As legally constructed collective persons corporations carry enormous
advantages. They not only give savers and/or contributors the right to
own and/or direct equity resources, but the pooling of resources also
gives them a collective political voice that protects their communal
intellectual property, raises wages, and sharply decreases wage
volatility. Since most humans are both social and risk averse they
spontaneously form economic collectives if they can.
Unfortunately, belonging to an economic or political collective
doesn't make its members either nicer or wiser, so communal action
substitutes one set of problems for another. Divide-and-rule political
balkanization gives way to local, regional, national, and
international dominance and political intransigence. Consequently,
while domestic Lebanese corporations might be good for Lebanon, it's
much less clear that any population is better off being dominated by
remote French economic collectives whose interests are enforced and
defended by French military power.
In addition, the pretense of squeezing economic collectives locally
results in greater savagery outside the reach of national control,
hence the disgusting hypocrisy of the modern European problem. Not
that the US is blameless. Our military (at best) abets European
parasitism while supporting a good deal of exploitation of our own. On
the other hand, to the extent that the US is better behaved globally,
the US is also more exploitive domestically, permitting both
widespread homelessness and nearly general wage erosion.
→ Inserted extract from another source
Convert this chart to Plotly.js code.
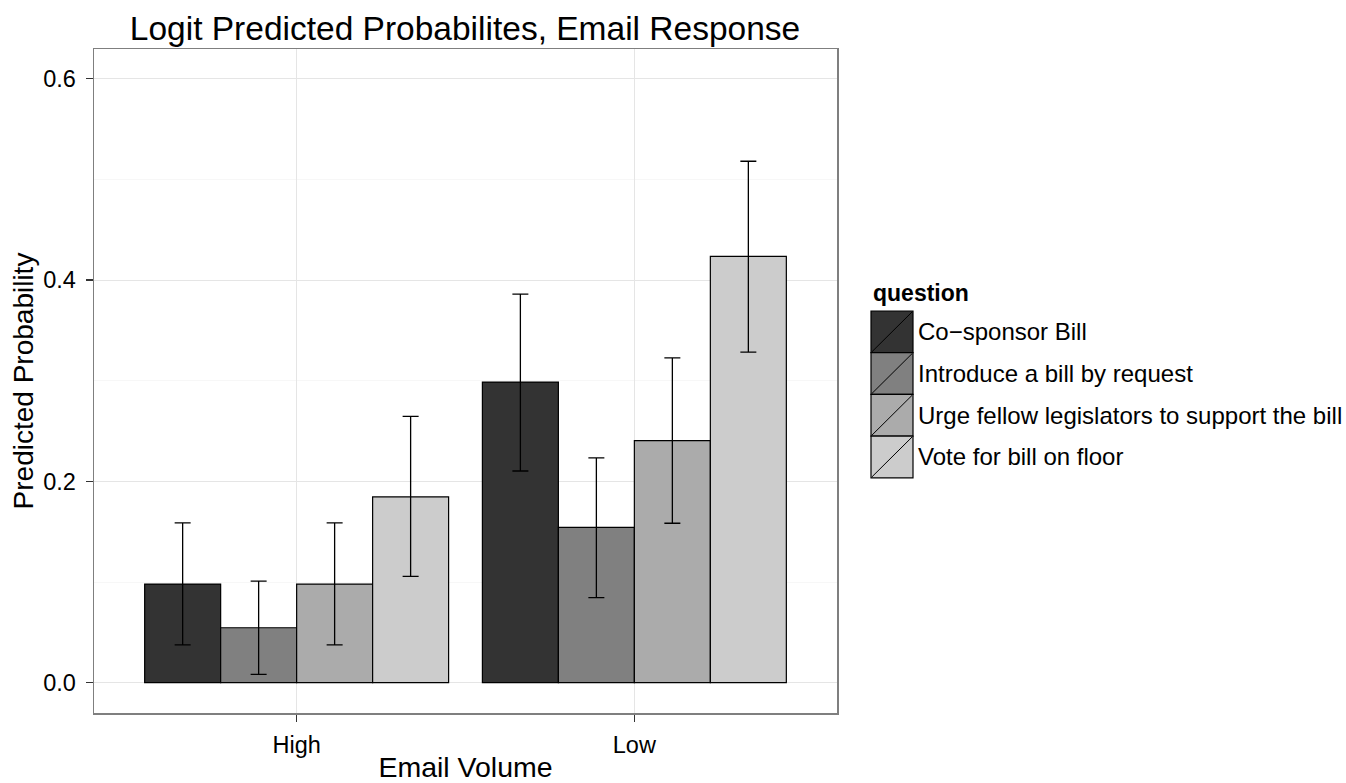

Returning to Lebanon, I suppose the next question might concern why
any thinking person would believe that minority rule by an
accomodative domestic economic collective that was beholden to foreign
economic collectives could conceivably lead to long term stability.
One might also ask how those interests have avoided taking a census
since 1932.
Also, since for Israel 'stability' in Lebanon relies on continued
economic dominance by France, I'm tempted to ask why you think a
paranoid Zionist with strong ties to Netanyahu and an abiding fear of
Iran who is also one of the more common apologists for Israel would
give an unbiased explaination of why the Lebanonese can't govern
themselves without their European colonial masters.